- Information shown
* * * *
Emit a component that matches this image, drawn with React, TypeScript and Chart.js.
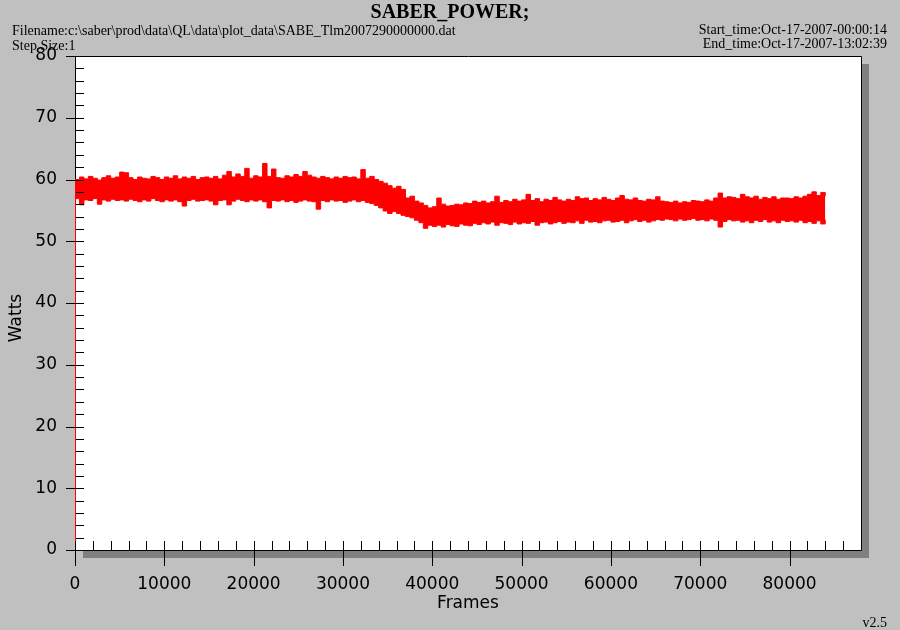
import React, { useEffect, useRef } from "react";
import { Chart, registerables } from "chart.js";

Chart.register(...registerables);

const TITLE = "SABER_POWER;";
const FILENAME = "Filename:c:\\saber\\prod\\data\\QL\\data\\plot_data\\SABE_Tlm2007290000000.dat";
const STEP_SIZE = "Step Size:1";
const START_TIME = "Start_time:Oct-17-2007-00:00:14";
const END_TIME = "End_time:Oct-17-2007-13:02:39";
const VERSION = "v2.5";
const X_TITLE = "Frames";
const Y_TITLE = "Watts";

const X_MIN = 0;
const X_MAX = 88000;
const X_MAJOR = 10000;
const X_MINOR = 2000;
const Y_MIN = 0;
const Y_MAX = 80;
const Y_MAJOR = 10;
const Y_MINOR = 2;

const FRAME_STEP = 500;

// upper envelope of the noisy power trace (W), one value per 500 frames
const upperWatts = [
  60.0, 60.4, 60.1, 60.5, 60.2, 59.9, 60.3, 60.6, 60.2, 60.4, 61.2,
  61.1, 60.3, 60.0, 60.4, 60.2, 60.1, 60.5, 60.3, 60.0, 60.4,
  60.2, 60.6, 60.1, 60.4, 60.2, 60.5, 60.0, 60.3, 60.4, 60.2,
  60.5, 60.1, 60.7, 61.3, 60.4, 60.9, 60.5, 61.8, 60.2, 60.6,
  60.4, 62.6, 60.5, 61.7, 60.3, 60.2, 60.6, 60.4, 60.8, 60.5,
  61.3, 60.7, 60.4, 60.2, 60.5, 60.3, 60.1, 60.4, 60.2, 60.5,
  60.3, 60.4, 60.1, 61.6, 60.2, 60.5, 60.0, 59.7, 59.4, 59.0,
  58.6, 58.9, 58.4, 57.0, 57.3, 56.5, 56.2, 55.8, 55.4, 55.6,
  57.0, 56.0, 55.7, 55.8, 56.0, 55.9, 56.2, 56.1, 56.5, 56.3,
  56.5, 56.2, 56.4, 57.3, 56.3, 56.6, 56.4, 56.8, 56.5, 56.7,
  57.6, 56.6, 56.9, 56.4, 56.8, 56.6, 57.1, 56.7, 56.5, 56.8,
  56.6, 57.2, 56.9, 57.0, 56.6, 56.9, 56.7, 57.1, 56.8, 56.6,
  57.0, 57.4, 56.8, 56.7, 57.0, 56.6, 56.5, 56.8, 56.7, 57.2,
  56.5, 56.4, 56.3, 56.5, 56.2, 56.4, 56.3, 56.6, 56.5, 56.4,
  56.7, 56.5, 57.0, 57.8, 57.0, 57.2, 57.1, 56.9, 57.6, 57.2,
  57.0, 57.3, 56.8, 57.1, 56.9, 57.2, 56.8, 57.0, 57.0, 56.9,
  57.2, 57.0, 57.3, 57.6, 58.0, 57.4, 57.9, 57.3,
];

// lower envelope of the noisy power trace (W)
const lowerWatts = [
  56.9, 55.9, 56.7, 56.6, 56.9, 56.0, 56.7, 56.5, 56.8, 56.6, 56.7,
  56.5, 56.8, 56.6, 56.4, 56.7, 56.5, 56.9, 56.6, 56.4, 56.7,
  56.5, 56.7, 56.4, 55.7, 56.6, 56.8, 56.5, 56.6, 56.7, 56.5,
  55.9, 56.6, 56.7, 55.9, 56.5, 56.8, 56.6, 56.4, 56.7, 56.5,
  56.7, 56.4, 55.4, 56.6, 56.5, 56.7, 56.4, 56.6, 56.3, 56.5,
  56.7, 56.5, 56.4, 55.2, 56.6, 56.4, 56.7, 56.5, 56.6, 56.3,
  56.5, 56.7, 56.4, 56.6, 56.3, 56.1, 55.8, 55.4, 54.9, 54.5,
  54.8, 54.5, 54.2, 54.0, 53.8, 53.4, 53.0, 52.1, 52.6, 52.4,
  52.6, 52.3, 52.7, 52.5, 52.4, 52.8, 52.6, 52.5, 52.9, 52.7,
  53.0, 52.8, 53.1, 52.6, 53.0, 52.9, 52.7, 53.1, 52.8, 53.0,
  52.9, 53.2, 52.6, 53.0, 53.1, 52.8, 53.0, 53.2, 52.9, 53.1,
  53.0, 53.3, 52.9, 53.4, 53.1, 53.2, 53.0, 53.3, 53.4, 53.1,
  53.2, 53.4, 53.0, 53.3, 53.5, 53.2, 53.4, 53.1, 53.3, 53.5,
  53.4, 53.6, 53.5, 53.3, 53.6, 53.4, 53.5, 53.7, 53.4, 53.5,
  53.3, 53.6, 53.4, 52.3, 53.2, 53.5, 53.3, 53.4, 53.1, 53.3,
  53.0, 53.4, 53.2, 53.5, 53.1, 53.3, 53.0, 53.4, 53.2, 53.3,
  53.1, 53.4, 53.0, 53.2, 52.9, 53.3, 52.8, 53.5,
];

// initial jump of the trace from 0 W at frame 0
const startFrames = [0, 0];
const startWatts = [0, 60.0];

// x-axis tick labels
const xTickValues = [0, 10000, 20000, 30000, 40000, 50000, 60000, 70000, 80000];

const frames = upperWatts.map((_, i) => i * FRAME_STEP);

const RED = "#ff0000";
const BG = "#c0c0c0";
const SHADOW = "#808080";
const SANS = "'DejaVu Sans', sans-serif";
const SERIF = "'Liberation Serif', 'Times New Roman', serif";

const isMultiple = (v: number, step: number) => Math.abs(v / step - Math.round(v / step)) < 1e-6;

const framePlugin = {
  id: "idlFrame",
  beforeDraw(chart: any) {
    const { ctx, chartArea } = chart;
    const { left, top, right, bottom } = chartArea;
    ctx.save();
    ctx.fillStyle = BG;
    ctx.fillRect(0, 0, chart.width, chart.height);
    ctx.fillStyle = SHADOW;
    ctx.fillRect(left + 8, top + 8, right - left, bottom - top);
    ctx.fillStyle = "#ffffff";
    ctx.fillRect(left, top, right - left, bottom - top);
    ctx.restore();
  },
  beforeDatasetsDraw(chart: any) {
    const { ctx, chartArea } = chart;
    const { left, top, right, bottom } = chartArea;
    const px = (v: number) => Math.round(v) + 0.5;
    ctx.save();
    ctx.strokeStyle = "#000";
    ctx.lineWidth = 1;
    ctx.beginPath();
    ctx.moveTo(px(left), px(bottom));
    ctx.lineTo(px(left), px(top));
    ctx.lineTo(px(right), px(top));
    ctx.lineTo(px(right), px(bottom));
    ctx.lineTo(px(left), px(bottom));
    ctx.stroke();
    ctx.restore();
  },
  afterDatasetsDraw(chart: any) {
    const { ctx, chartArea, scales } = chart;
    const { left, bottom } = chartArea;
    const xs = scales.x;
    const ys = scales.y;
    const px = (v: number) => Math.round(v) + 0.5;
    ctx.save();
    ctx.strokeStyle = "#000";
    ctx.lineWidth = 1;
    ctx.beginPath();
    for (let v = Y_MIN; v <= Y_MAX; v += Y_MINOR) {
      const y = px(ys.getPixelForValue(v));
      const major = isMultiple(v, Y_MAJOR);
      ctx.moveTo(major ? left - 9 : left + 1, y);
      ctx.lineTo(left + 9, y);
    }
    for (let v = X_MIN; v <= X_MAX; v += X_MINOR) {
      const x = px(xs.getPixelForValue(v));
      const major = isMultiple(v, X_MAJOR);
      ctx.moveTo(x, bottom - 9);
      ctx.lineTo(x, major ? bottom + 16 : bottom);
    }
    ctx.stroke();
    ctx.restore();
  },
  afterDraw(chart: any) {
    const { ctx } = chart;
    ctx.save();
    ctx.fillStyle = "#000";
    ctx.textBaseline = "alphabetic";
    ctx.font = `bold 20px ${SERIF}`;
    ctx.textAlign = "center";
    ctx.fillText(TITLE, 450, 18);
    ctx.font = `14px ${SERIF}`;
    ctx.textAlign = "left";
    ctx.fillText(FILENAME, 12, 35);
    ctx.fillText(STEP_SIZE, 12, 50);
    ctx.textAlign = "right";
    ctx.fillText(START_TIME, 887, 34);
    ctx.fillText(END_TIME, 887, 48);
    ctx.fillText(VERSION, 887, 627);
    ctx.font = `17px ${SANS}`;
    ctx.textAlign = "center";
    ctx.textBaseline = "middle";
    ctx.fillText(X_TITLE, 468, 604);
    ctx.translate(17, 318);
    ctx.rotate(-Math.PI / 2);
    ctx.fillText(Y_TITLE, 0, 0);
    ctx.restore();
  },
};

export default function App() {
  const ref = useRef<HTMLCanvasElement | null>(null);
  useEffect(() => {
    if (!ref.current) return;
    const chart = new Chart(ref.current, {
      type: "line",
      data: {
        datasets: [
          {
            label: "upper",
            data: frames.map((f, i) => ({ x: f, y: upperWatts[i] })),
            borderColor: RED,
            backgroundColor: RED,
            borderWidth: 1,
            pointRadius: 0,
            stepped: true,
            fill: false,
          },
          {
            label: "lower",
            data: frames.map((f, i) => ({ x: f, y: lowerWatts[i] })),
            borderColor: RED,
            backgroundColor: RED,
            borderWidth: 1,
            pointRadius: 0,
            stepped: true,
            fill: "-1",
          },
          {
            label: "start",
            data: startFrames.map((f, i) => ({ x: f, y: startWatts[i] })),
            borderColor: RED,
            borderWidth: 2,
            pointRadius: 0,
            fill: false,
          },
        ],
      },
      options: {
        responsive: false,
        animation: false,
        events: [],
        layout: { padding: { left: 0, top: 56, right: 39, bottom: 0 } },
        plugins: { legend: { display: false }, tooltip: { enabled: false }, title: { display: false } },
        scales: {
          x: {
            type: "linear",
            min: X_MIN,
            max: X_MAX,
            border: { display: false },
            grid: { display: false, drawTicks: false },
            afterFit: (s: any) => {
              s.height = 80;
            },
            afterBuildTicks: (s: any) => {
              s.ticks = xTickValues.map((value) => ({ value }));
            },
            ticks: {
              padding: 24,
              color: "#000",
              maxRotation: 0,
              minRotation: 0,
              autoSkip: false,
              font: { family: SANS, size: 17 },
              callback: (_v: any, index: number) => String(xTickValues[index]),
            },
          },
          y: {
            type: "linear",
            min: Y_MIN,
            max: Y_MAX,
            border: { display: false },
            grid: { display: false, drawTicks: false },
            afterFit: (s: any) => {
              s.width = 75;
            },
            ticks: {
              stepSize: Y_MAJOR,
              padding: 18,
              color: "#000",
              font: { family: SANS, size: 17 },
              callback: (v: any) => String(Math.round(Number(v))),
            },
          },
        },
      },
      plugins: [framePlugin],
    });
    return () => chart.destroy();
  }, []);
  return (
    <div style={{ position: "absolute", left: 0, top: 0, width: 900, height: 630, background: BG }}>
      <canvas ref={ref} width={900} height={630} style={{ width: 900, height: 630, display: "block" }} />
    </div>
  );
}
* * * *
- Task details
Repeat, exactly and in full, each line from the start of the data to the line that contains "const FRAME_STEP = 500;". Pictures do not go in.

- Solution for this exercise
Emit a component that matches this image, drawn with React, TypeScript and Chart.js.
import React, { useEffect, useRef } from "react";
import { Chart, registerables } from "chart.js";

Chart.register(...registerables);

const TITLE = "SABER_POWER;";
const FILENAME = "Filename:c:\\saber\\prod\\data\\QL\\data\\plot_data\\SABE_Tlm2007290000000.dat";
const STEP_SIZE = "Step Size:1";
const START_TIME = "Start_time:Oct-17-2007-00:00:14";
const END_TIME = "End_time:Oct-17-2007-13:02:39";
const VERSION = "v2.5";
const X_TITLE = "Frames";
const Y_TITLE = "Watts";

const X_MIN = 0;
const X_MAX = 88000;
const X_MAJOR = 10000;
const X_MINOR = 2000;
const Y_MIN = 0;
const Y_MAX = 80;
const Y_MAJOR = 10;
const Y_MINOR = 2;

const FRAME_STEP = 500;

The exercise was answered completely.